Growing up as an African young girl in South Africa, or in Africa rather, you grow up believing that you are inferior and weaker than boys. We were groomed by society to believe that being strong-minded, confident and independent is rude and questioning certain things indicates a lack of respect and bad mannerism. We were made to believe that our roles as girls is to nurture the family, this is because we grew up spending more time with our mothers and learn important life skills from them. This way we had built more skill in mentoring relationships available to us – which revolves around the family setting and nothing about career. However, we live in a world driven by the ever changing developments in technology, it is now more than ever girls should be advanced through career mentoring relationships to close the gender gap.
I know this because I grew up believing it too, up to a certain age though. Today I’m one of the experienced Human Resource professional having worked in biggest organisations that are working hard to turnover this narrative, and provide mentoring programmes and always reminding younger women that they have a lot to offer regardless of their background, ethnicity, race and age. After my break into corporate, I had the privilege of having backed by a woman who was my manager at the time, eventually becoming a mentor to me. She was very experienced, cared deeply not only about the work but also young people she worked with. There were days when I felt uncertain and vulnerable, this woman was always there to encourage me and remind me of how talented I was.
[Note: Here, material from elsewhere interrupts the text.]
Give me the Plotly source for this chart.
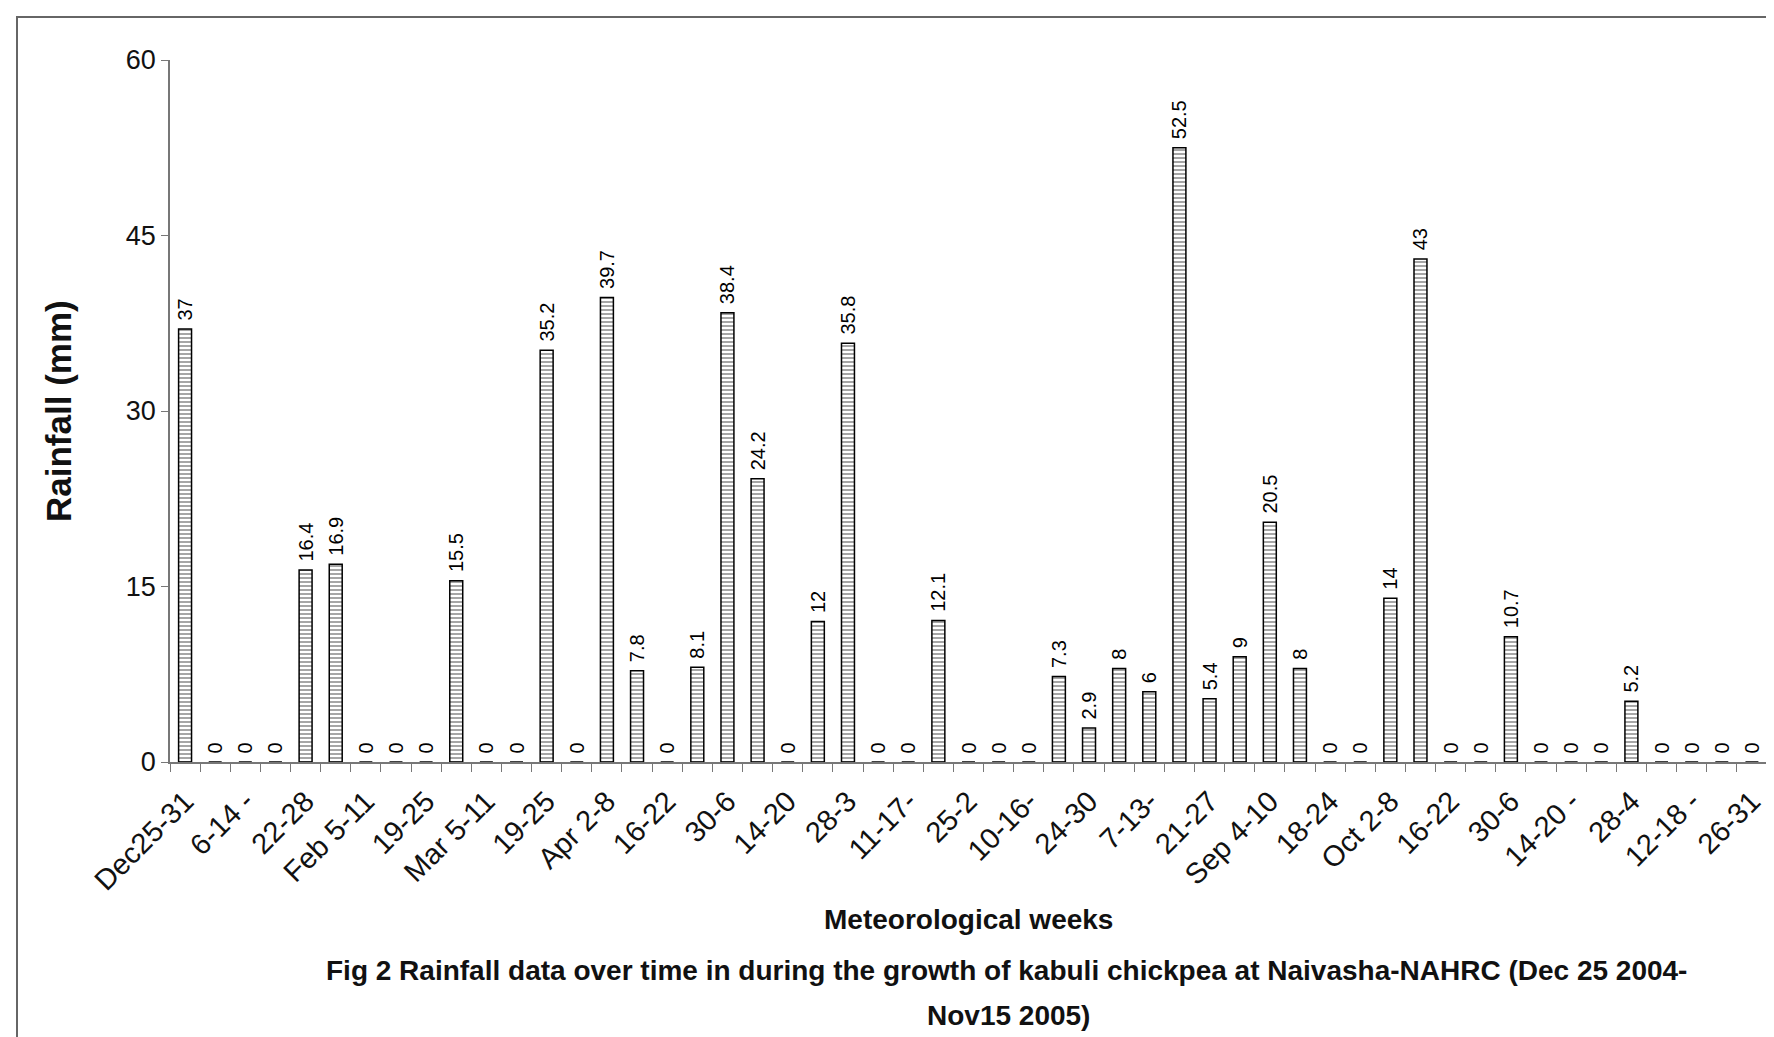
import plotly.graph_objects as go

# Meteorological weeks (only every second week is labelled on the axis)
week_labels = ["Dec25-31", "6-14 -", "22-28", "Feb 5-11", "19-25", "Mar 5-11", "19-25",
               "Apr 2-8", "16-22", "30-6", "14-20", "28-3", "11-17-", "25-2", "10-16-",
               "24-30", "7-13-", "21-27", "Sep 4-10", "18-24", "Oct 2-8", "16-22", "30-6",
               "14-20 -", "28-4", "12-18 -", "26-31"]

# weekly rainfall (mm)
rainfall = [37, 0, 0, 0, 16.4, 16.9, 0, 0, 0, 15.5, 0, 0, 35.2, 0, 39.7, 7.8, 0, 8.1,
            38.4, 24.2, 0, 12, 35.8, 0, 0, 12.1, 0, 0, 0, 7.3, 2.9, 8, 6, 52.5, 5.4, 9,
            20.5, 8, 0, 0, 14, 43, 0, 0, 10.7, 0, 0, 0, 5.2, 0, 0, 0, 0]

y_ticks = [0, 15, 30, 45, 60]

week_no = list(range(1, len(rainfall) + 1))

W, H = 1774, 1037
L, R, T, B = 162, 15, 52, 283
PW, PH = W - L - R, H - T - B

ARIAL = "Liberation Sans, Arial, sans-serif"


def px_x(p):
    return (p - L) / PW


def px_y(p):
    return (H - B - p) / PH


fig = go.Figure()
fig.add_trace(go.Bar(
    x=week_no,
    y=rainfall,
    marker=dict(
        color="white",
        line=dict(color="black", width=1.5),
        pattern=dict(shape="-", fgcolor="black", bgcolor="white", size=4, solidity=0.35),
    ),
    text=rainfall,
    texttemplate="\u00a0%{y}",
    textposition="outside",
    textangle=-90,
    constraintext="none",
    cliponaxis=False,
    textfont=dict(family=ARIAL, size=20, color="black"),
    showlegend=False,
))

fig.update_layout(
    width=W, height=H,
    margin=dict(l=L, r=R, t=T, b=B),
    paper_bgcolor="white",
    plot_bgcolor="white",
    bargap=0.57,
    xaxis=dict(
        range=[0.5, len(rainfall) + 0.5],
        tickmode="array",
        tickvals=week_no[::2],
        ticktext=week_labels,
        tickangle=-45,
        ticks="outside",
        ticklen=9,
        tickcolor="rgba(0,0,0,0)",
        tickfont=dict(family=ARIAL, size=29, color="#111"),
        showline=True,
        linecolor="#777",
        linewidth=1.5,
        showgrid=False,
        zeroline=False,
        minor=dict(
            tickvals=[n - 0.5 for n in week_no] + [week_no[-1] + 0.5],
            ticks="outside",
            ticklen=8,
            tickcolor="#777",
            tickwidth=1.2,
        ),
    ),
    yaxis=dict(
        range=[0, 60],
        tickvals=y_ticks,
        ticks="outside",
        ticklen=7,
        tickcolor="#777",
        tickfont=dict(family=ARIAL, size=27, color="#111"),
        showline=True,
        linecolor="#777",
        linewidth=1.5,
        showgrid=False,
        zeroline=False,
    ),
    annotations=[
        dict(text="<b>Rainfall (mm)</b>", xref="paper", yref="paper",
             x=px_x(50), y=0.5, textangle=-90, showarrow=False,
             xanchor="center", yanchor="middle",
             font=dict(family=ARIAL, size=35, color="#111")),
        dict(text="<b>Meteorological weeks</b>", xref="paper", yref="paper",
             x=0.5, y=px_y(911), showarrow=False, xanchor="center", yanchor="middle",
             font=dict(family=ARIAL, size=28, color="#111")),
        dict(text="<b>Fig 2 Rainfall data over time in during the growth of kabuli chickpea "
                  "at Naivasha-NAHRC (Dec 25 2004-</b>",
             xref="paper", yref="paper", x=px_x(998), y=px_y(962), showarrow=False,
             xanchor="center", yanchor="middle",
             font=dict(family=ARIAL, size=28, color="#111")),
        dict(text="<b>Nov15 2005)</b>", xref="paper", yref="paper",
             x=px_x(1000), y=px_y(1008), showarrow=False,
             xanchor="center", yanchor="middle",
             font=dict(family=ARIAL, size=28, color="#111")),
    ],
    shapes=[
        dict(type="rect", xref="paper", yref="paper",
             x0=px_x(9), x1=px_x(1767), y0=px_y(1031), y1=px_y(9),
             line=dict(color="#666", width=2), fillcolor="rgba(0,0,0,0)", layer="below"),
    ],
)

fig.write_html("out.html")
As I reflect on my career, I realise the importance of supporting a girl child through mentorship, because someone did that for me too. I would not have been this far if I was not guided and gotten the wisdom of how well one can navigate the daunting corporate environment. More often than not, we hear of the need for mentors in the business world and in missionary camps that are often attended by theology students or aspiring pastors, and maybe hear it here and there in the community, but probably not as often as we should and not as practical as it is preached. As a career women, working professional industries and organisations, our role should be to act as mentors not only for those who made it into corporate but to even younger girls who are still in secondary and primary education.
I know first-hand that building a relationship with someone you look up to is one of the influential method to empower girls and have them realise that there are no limitations to what they can achieve. This is why I have taken upon myself to empower young women, give them skills and train them to use critical thinking and have the emotional intelligence needed to cope with their lives and careers - one girl at the time, because I believe that one of the roles and purposes of being a woman who is committed to working toward a more just world is having determination to be a mentor when and where needed.
There is an old age saying that if the foundation of the building is strong, then it will stay intact forever. With that said, a mentor in a girl child’s life is an immense privilege and if women challenge to change the narrative and share their stories with young girls, we will immediately see a shift in these girls’ attitudes and how they think about their futures.